The problem with this kind of thriller is the frequent implausibility of the plot. But if you can accept the premise of "The Client," especially Mark's reasons for refusing to talk and a lawyer who takes him seriously, you're in for a great read.

The novel throws a spotlight on the treatment of juveniles by a system that, in trying to assist them, often does more harm than good. The characters live in a messy world featuring the usual mobsters with no respect for life; sleazy prosecutors and hangers-on who see their jobs as mere stepping-stones to higher office; jurisdictional spats between federal and state authorities; and a veteran police reporter whose articles endanger Mark and land the reporter in jail for contempt of court.
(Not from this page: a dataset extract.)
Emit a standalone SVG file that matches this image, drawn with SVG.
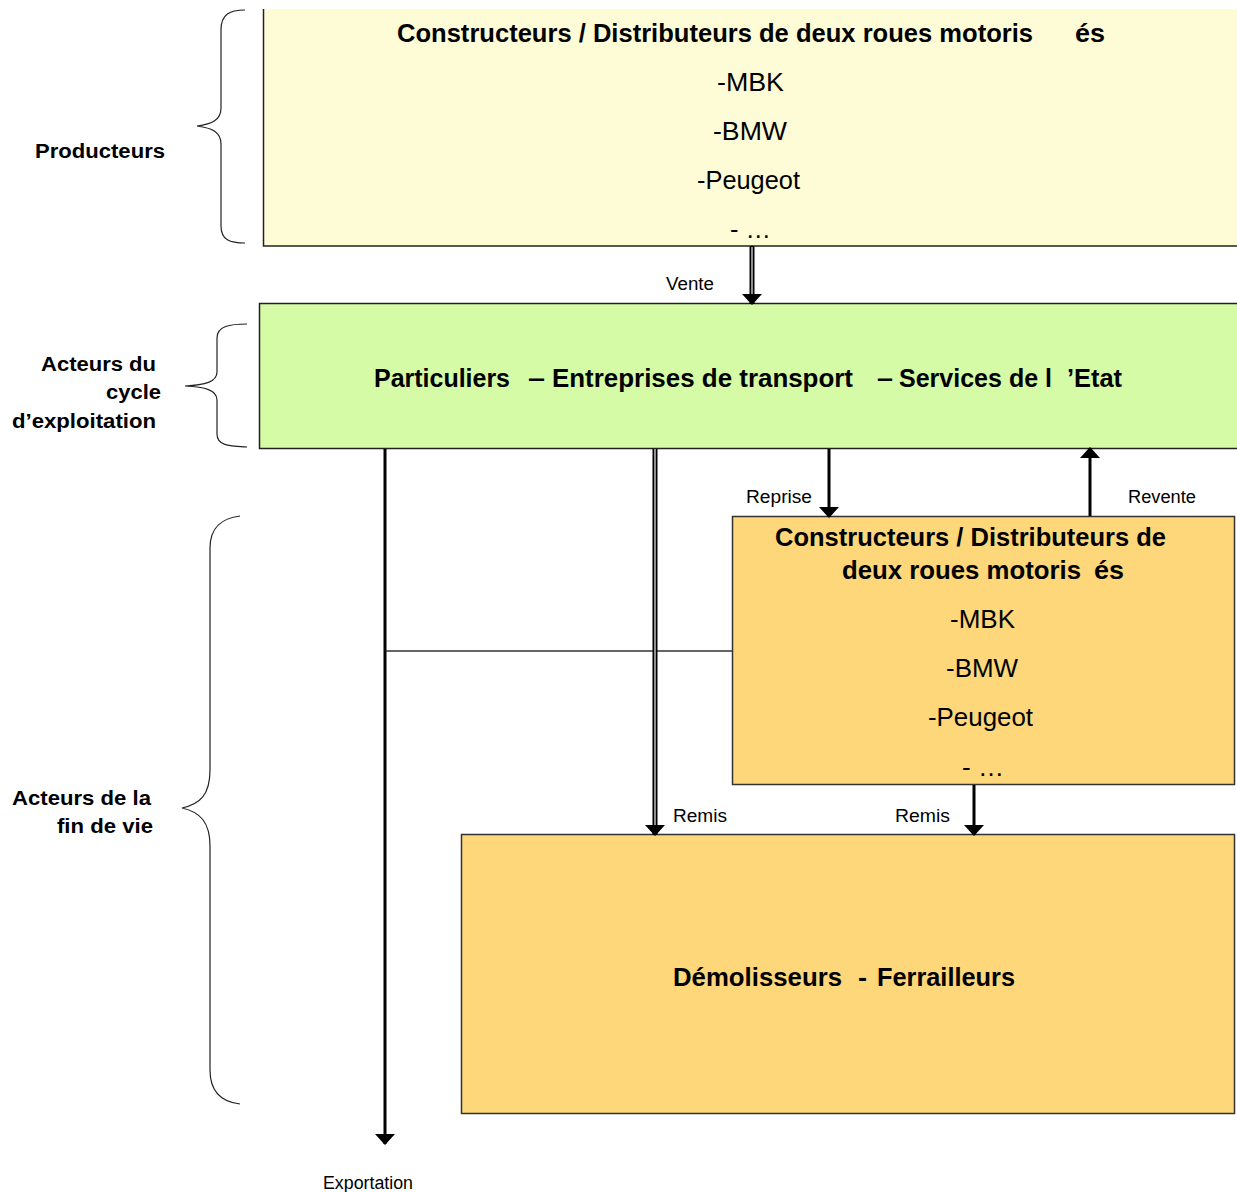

But even if the good guys aren't always all that good, most of them are trying to do the right thing. This is not a novel of hopelessness: While there are ambiguities in the ending, there are many small acts of goodness along the way. A hero who emerges in the latter part of the book is Harry Roosevelt, a black juvenile-court judge who could have gone on to a more lofty position but declined to, and who really does try to find a solution that will place Mark and his family in the least danger.

If you can suspend disbelief long enough to accept an 11-year-old leading the adult world around by the nose for 422 pages, the rewards in "The Client" are worth it. Take it along with you to the beach this summer.